Input records:
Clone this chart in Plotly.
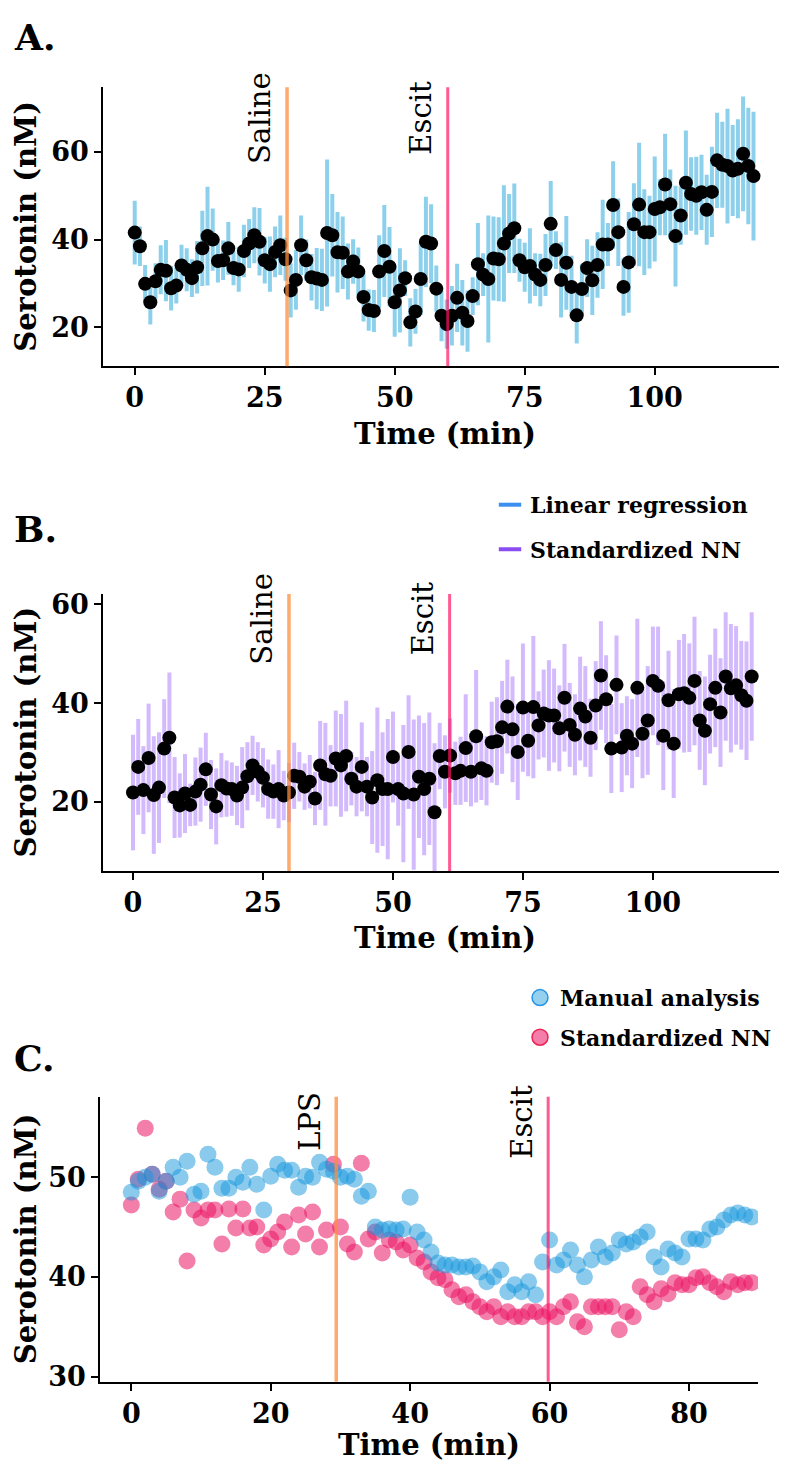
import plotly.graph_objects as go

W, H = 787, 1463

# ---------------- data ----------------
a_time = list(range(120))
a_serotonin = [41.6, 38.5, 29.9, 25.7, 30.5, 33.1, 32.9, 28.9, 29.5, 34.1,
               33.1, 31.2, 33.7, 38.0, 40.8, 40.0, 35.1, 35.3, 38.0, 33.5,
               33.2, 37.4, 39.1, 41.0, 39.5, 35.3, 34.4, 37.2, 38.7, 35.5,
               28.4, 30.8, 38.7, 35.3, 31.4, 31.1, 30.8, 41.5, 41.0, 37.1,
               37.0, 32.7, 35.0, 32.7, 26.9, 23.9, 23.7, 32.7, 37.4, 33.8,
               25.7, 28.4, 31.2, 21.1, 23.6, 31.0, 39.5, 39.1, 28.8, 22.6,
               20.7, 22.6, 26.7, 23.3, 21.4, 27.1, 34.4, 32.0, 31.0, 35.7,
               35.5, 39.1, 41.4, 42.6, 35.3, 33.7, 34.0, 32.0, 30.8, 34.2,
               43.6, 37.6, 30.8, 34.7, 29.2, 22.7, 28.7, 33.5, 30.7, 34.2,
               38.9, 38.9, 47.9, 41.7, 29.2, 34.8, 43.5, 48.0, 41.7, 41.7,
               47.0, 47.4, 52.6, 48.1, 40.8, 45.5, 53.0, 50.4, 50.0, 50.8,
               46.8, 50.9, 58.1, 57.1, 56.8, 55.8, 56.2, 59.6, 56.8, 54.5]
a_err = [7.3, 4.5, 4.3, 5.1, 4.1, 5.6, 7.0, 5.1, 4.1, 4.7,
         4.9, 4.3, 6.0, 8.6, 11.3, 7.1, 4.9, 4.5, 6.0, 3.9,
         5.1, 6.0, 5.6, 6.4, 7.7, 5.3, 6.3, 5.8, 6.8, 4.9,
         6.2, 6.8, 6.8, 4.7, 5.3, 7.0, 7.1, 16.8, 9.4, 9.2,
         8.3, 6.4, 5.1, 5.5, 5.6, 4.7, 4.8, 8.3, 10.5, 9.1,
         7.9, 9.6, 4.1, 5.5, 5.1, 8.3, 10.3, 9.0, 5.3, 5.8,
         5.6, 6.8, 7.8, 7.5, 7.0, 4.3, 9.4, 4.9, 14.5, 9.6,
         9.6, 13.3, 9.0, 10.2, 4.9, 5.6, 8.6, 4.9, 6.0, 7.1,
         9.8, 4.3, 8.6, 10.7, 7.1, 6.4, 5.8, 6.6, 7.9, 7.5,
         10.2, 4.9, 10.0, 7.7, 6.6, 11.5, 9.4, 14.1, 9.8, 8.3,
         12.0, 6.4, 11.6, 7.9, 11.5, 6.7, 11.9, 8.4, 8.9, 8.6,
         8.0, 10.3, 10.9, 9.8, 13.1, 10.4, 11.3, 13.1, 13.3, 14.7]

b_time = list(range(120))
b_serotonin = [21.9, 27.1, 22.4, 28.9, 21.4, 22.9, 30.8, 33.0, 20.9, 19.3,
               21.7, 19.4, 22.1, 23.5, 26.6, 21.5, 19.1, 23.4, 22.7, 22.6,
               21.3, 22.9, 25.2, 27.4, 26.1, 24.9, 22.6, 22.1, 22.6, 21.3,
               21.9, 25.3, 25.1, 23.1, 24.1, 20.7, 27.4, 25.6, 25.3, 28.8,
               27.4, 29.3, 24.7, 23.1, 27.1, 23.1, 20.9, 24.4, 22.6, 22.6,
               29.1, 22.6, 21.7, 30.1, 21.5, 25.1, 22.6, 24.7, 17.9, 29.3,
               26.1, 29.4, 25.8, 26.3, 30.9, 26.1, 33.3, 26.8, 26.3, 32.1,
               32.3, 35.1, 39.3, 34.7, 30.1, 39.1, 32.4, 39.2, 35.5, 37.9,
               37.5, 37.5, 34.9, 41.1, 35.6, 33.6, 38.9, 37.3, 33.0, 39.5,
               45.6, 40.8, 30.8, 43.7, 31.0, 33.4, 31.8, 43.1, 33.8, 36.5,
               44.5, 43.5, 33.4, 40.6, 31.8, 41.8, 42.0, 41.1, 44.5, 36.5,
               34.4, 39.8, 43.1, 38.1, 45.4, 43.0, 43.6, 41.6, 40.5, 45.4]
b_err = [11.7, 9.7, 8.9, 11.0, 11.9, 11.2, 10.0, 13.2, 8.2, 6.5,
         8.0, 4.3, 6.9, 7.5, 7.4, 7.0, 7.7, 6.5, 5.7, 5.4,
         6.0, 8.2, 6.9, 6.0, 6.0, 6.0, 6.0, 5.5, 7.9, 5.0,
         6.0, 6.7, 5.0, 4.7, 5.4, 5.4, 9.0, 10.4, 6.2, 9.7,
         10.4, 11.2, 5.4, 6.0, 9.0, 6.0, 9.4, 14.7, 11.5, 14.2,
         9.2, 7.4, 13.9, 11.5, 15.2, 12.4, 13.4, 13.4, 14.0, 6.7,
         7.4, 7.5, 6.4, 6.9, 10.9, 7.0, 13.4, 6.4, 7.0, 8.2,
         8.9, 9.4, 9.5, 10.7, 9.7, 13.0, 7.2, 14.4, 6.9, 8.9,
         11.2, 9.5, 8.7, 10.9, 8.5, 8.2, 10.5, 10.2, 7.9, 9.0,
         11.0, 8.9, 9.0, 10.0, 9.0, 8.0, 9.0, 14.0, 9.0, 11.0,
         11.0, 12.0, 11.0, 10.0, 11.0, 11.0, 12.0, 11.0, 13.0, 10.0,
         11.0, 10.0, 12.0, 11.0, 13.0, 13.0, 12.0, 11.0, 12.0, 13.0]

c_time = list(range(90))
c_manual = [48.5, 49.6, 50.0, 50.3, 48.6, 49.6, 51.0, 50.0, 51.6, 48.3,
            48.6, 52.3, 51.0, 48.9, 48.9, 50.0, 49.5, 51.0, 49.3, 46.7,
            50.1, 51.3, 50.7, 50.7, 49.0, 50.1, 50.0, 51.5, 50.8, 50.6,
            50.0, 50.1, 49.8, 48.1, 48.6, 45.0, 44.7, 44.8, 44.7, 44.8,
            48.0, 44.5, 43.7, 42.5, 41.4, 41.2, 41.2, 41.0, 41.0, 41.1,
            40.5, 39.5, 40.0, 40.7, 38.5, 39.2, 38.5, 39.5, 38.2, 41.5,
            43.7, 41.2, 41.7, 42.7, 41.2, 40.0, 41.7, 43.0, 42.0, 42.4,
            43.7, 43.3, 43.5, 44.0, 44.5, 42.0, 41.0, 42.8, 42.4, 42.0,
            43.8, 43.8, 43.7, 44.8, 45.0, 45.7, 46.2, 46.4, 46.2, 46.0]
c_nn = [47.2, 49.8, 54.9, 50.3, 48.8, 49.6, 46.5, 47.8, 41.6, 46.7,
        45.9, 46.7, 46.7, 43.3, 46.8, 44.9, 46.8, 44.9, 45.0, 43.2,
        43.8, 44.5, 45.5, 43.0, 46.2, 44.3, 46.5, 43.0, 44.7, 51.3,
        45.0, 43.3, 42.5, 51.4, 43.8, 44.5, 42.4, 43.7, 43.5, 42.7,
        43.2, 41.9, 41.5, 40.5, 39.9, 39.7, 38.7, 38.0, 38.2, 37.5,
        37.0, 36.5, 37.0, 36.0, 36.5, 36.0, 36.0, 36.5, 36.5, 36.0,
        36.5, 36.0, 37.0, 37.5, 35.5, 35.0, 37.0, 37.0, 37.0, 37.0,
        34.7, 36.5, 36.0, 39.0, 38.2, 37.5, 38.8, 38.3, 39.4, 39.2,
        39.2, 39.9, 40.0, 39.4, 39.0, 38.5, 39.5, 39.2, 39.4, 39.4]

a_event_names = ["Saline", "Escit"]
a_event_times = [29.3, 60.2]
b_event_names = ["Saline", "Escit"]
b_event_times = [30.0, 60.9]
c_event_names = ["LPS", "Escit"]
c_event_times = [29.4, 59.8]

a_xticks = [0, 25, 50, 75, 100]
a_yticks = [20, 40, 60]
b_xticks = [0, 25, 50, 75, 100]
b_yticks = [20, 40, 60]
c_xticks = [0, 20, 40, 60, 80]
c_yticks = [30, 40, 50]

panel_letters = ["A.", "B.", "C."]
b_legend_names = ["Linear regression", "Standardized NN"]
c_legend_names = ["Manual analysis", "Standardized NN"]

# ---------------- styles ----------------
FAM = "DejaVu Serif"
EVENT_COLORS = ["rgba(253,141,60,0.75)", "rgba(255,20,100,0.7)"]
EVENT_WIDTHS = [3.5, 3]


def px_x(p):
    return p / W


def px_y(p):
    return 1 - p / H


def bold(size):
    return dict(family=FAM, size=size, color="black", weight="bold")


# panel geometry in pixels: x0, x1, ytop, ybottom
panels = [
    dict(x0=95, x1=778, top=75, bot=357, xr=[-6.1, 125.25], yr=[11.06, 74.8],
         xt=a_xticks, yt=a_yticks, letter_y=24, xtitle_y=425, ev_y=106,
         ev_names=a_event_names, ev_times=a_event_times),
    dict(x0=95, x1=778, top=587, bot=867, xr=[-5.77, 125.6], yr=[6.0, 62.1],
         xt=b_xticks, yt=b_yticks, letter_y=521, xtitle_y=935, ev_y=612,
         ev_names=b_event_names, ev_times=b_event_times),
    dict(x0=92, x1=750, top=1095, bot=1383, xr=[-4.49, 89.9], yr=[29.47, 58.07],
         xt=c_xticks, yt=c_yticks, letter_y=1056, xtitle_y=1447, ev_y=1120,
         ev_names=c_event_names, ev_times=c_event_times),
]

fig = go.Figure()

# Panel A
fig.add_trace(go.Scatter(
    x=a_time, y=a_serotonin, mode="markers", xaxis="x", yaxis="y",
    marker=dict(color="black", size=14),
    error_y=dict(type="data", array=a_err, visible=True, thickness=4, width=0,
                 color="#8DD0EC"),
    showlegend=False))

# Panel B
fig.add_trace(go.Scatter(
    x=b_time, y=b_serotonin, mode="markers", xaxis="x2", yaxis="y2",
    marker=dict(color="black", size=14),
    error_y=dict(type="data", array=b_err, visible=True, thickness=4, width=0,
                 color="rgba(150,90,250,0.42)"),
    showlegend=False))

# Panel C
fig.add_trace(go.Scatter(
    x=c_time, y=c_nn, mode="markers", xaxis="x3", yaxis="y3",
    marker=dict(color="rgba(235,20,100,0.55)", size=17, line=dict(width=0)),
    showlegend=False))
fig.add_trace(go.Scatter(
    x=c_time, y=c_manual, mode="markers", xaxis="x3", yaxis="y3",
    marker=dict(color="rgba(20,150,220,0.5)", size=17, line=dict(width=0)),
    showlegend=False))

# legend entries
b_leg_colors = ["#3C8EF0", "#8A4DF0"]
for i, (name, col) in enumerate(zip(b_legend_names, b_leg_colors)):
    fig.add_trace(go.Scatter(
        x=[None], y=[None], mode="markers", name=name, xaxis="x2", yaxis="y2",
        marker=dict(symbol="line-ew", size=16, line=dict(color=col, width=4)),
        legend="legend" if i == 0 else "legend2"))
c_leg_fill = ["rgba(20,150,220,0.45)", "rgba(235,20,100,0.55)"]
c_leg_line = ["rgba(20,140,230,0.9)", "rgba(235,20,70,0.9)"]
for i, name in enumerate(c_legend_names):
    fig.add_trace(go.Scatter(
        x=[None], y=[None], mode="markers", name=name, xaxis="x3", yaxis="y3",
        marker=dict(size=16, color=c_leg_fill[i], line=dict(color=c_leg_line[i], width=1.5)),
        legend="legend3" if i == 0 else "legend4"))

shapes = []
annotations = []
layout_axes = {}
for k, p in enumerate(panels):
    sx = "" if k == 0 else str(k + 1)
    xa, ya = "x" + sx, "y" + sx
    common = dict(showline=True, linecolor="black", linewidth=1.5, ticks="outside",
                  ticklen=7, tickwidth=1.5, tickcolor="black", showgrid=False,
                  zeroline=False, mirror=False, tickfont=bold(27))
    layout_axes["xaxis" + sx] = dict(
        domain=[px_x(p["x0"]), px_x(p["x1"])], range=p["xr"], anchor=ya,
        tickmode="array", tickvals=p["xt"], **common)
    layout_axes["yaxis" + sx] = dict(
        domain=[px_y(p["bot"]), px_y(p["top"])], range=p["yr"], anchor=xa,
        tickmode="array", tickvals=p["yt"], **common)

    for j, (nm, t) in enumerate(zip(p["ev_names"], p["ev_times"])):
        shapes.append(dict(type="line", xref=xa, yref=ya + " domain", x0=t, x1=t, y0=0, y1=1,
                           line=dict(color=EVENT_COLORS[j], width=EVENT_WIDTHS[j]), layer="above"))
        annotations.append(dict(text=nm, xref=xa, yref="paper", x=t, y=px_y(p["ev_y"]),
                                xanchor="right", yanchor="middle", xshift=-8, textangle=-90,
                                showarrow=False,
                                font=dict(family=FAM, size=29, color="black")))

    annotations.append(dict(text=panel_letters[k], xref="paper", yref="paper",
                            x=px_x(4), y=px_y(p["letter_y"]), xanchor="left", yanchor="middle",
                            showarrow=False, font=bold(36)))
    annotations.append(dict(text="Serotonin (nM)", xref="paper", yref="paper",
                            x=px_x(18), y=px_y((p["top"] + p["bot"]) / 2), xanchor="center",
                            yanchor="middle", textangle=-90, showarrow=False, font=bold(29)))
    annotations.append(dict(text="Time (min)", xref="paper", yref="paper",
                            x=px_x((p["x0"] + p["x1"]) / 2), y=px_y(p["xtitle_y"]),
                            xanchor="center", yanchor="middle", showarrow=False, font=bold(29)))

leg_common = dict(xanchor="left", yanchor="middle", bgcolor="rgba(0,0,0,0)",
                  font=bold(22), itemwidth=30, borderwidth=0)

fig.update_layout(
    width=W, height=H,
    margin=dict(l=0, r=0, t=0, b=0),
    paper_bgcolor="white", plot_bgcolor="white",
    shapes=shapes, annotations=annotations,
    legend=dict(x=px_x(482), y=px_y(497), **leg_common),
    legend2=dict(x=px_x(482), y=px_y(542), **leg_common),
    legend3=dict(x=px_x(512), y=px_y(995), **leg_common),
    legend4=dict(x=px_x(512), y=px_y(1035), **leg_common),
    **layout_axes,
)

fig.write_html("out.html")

---

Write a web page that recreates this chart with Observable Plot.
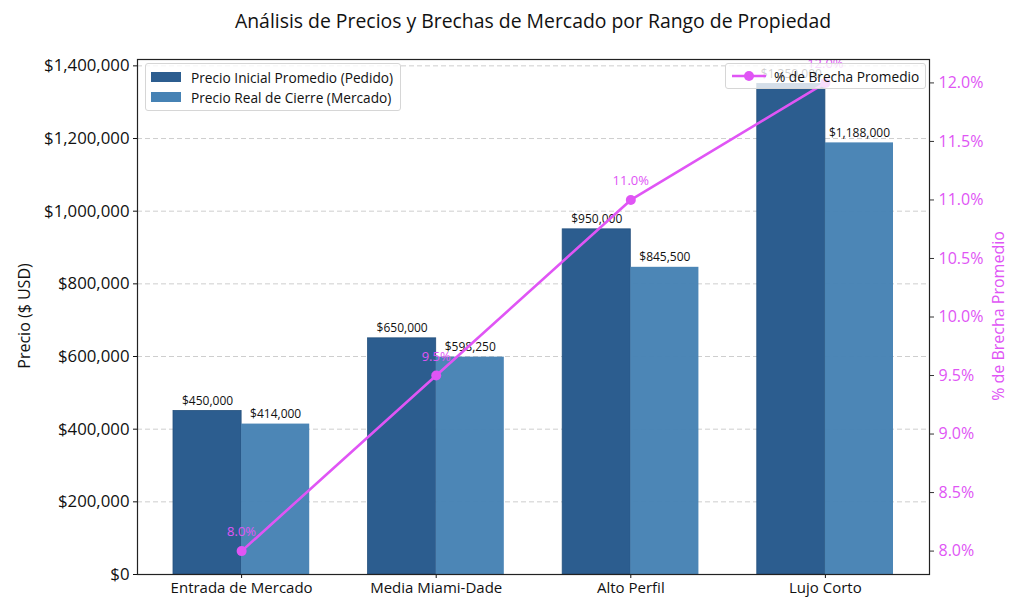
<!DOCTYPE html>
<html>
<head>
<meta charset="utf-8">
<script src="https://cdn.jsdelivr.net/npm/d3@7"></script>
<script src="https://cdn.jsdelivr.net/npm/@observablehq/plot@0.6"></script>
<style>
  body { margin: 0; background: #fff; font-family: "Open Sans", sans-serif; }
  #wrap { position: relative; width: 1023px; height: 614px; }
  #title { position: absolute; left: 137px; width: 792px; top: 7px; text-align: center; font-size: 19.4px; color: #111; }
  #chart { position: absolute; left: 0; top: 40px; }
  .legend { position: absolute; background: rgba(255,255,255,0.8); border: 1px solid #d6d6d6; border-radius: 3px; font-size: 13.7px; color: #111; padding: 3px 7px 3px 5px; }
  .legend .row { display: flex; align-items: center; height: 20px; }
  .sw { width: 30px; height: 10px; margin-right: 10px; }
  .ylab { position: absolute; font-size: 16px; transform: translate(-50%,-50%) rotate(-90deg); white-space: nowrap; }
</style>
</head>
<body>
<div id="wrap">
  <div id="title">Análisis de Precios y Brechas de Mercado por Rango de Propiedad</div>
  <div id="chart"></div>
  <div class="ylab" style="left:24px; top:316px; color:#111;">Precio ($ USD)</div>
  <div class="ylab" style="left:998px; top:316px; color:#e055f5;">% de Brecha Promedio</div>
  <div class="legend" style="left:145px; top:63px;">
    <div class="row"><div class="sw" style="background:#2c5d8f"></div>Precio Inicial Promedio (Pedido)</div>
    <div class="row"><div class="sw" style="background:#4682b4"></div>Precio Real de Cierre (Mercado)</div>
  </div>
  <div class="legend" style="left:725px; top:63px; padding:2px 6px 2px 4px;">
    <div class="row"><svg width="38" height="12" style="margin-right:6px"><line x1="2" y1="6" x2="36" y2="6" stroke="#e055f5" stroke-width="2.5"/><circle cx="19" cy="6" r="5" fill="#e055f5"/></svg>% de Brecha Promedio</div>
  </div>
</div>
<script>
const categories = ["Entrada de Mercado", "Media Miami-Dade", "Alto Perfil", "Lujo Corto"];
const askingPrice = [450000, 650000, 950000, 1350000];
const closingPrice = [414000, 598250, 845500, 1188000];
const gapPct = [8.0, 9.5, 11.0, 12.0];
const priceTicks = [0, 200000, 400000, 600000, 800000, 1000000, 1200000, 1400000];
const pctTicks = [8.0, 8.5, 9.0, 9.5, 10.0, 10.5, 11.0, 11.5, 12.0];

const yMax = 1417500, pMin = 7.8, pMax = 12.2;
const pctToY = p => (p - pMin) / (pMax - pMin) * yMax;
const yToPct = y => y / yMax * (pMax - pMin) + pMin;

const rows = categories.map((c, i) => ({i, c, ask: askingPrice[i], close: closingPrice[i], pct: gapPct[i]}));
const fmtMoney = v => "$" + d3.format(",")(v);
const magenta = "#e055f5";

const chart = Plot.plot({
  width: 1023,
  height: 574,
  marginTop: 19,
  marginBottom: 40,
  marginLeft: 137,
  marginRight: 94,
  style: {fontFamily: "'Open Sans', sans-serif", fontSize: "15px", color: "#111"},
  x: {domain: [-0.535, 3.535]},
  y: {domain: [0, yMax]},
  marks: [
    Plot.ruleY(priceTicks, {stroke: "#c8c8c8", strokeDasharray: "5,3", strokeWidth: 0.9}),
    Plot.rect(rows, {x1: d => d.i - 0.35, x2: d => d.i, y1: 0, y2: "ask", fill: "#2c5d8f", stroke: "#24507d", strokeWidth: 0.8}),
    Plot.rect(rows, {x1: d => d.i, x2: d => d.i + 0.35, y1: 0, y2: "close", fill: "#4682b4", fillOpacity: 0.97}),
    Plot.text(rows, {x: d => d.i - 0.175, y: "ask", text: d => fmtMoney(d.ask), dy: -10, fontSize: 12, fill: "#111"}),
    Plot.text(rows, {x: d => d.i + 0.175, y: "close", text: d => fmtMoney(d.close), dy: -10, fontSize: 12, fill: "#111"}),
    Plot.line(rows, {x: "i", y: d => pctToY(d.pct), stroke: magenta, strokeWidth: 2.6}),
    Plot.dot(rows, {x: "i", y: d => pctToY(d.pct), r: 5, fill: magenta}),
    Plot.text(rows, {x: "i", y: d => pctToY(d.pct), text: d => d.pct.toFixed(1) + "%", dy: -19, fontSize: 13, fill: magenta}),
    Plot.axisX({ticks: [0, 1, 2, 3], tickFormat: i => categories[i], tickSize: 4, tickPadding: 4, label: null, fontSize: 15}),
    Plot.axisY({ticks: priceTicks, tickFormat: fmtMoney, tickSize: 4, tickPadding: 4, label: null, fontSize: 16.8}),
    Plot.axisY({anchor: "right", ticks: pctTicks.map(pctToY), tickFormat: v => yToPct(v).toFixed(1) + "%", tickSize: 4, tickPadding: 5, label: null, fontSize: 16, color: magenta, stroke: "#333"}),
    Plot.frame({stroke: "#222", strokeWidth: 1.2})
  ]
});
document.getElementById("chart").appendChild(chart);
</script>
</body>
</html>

Brief:
Without the pictures, give again exactly the lines above starting at the line containing "Clone this chart in Plotly." and ending at the line containing "W, H = 787, 1463".

Response to the exercise:
Clone this chart in Plotly.
import plotly.graph_objects as go

W, H = 787, 1463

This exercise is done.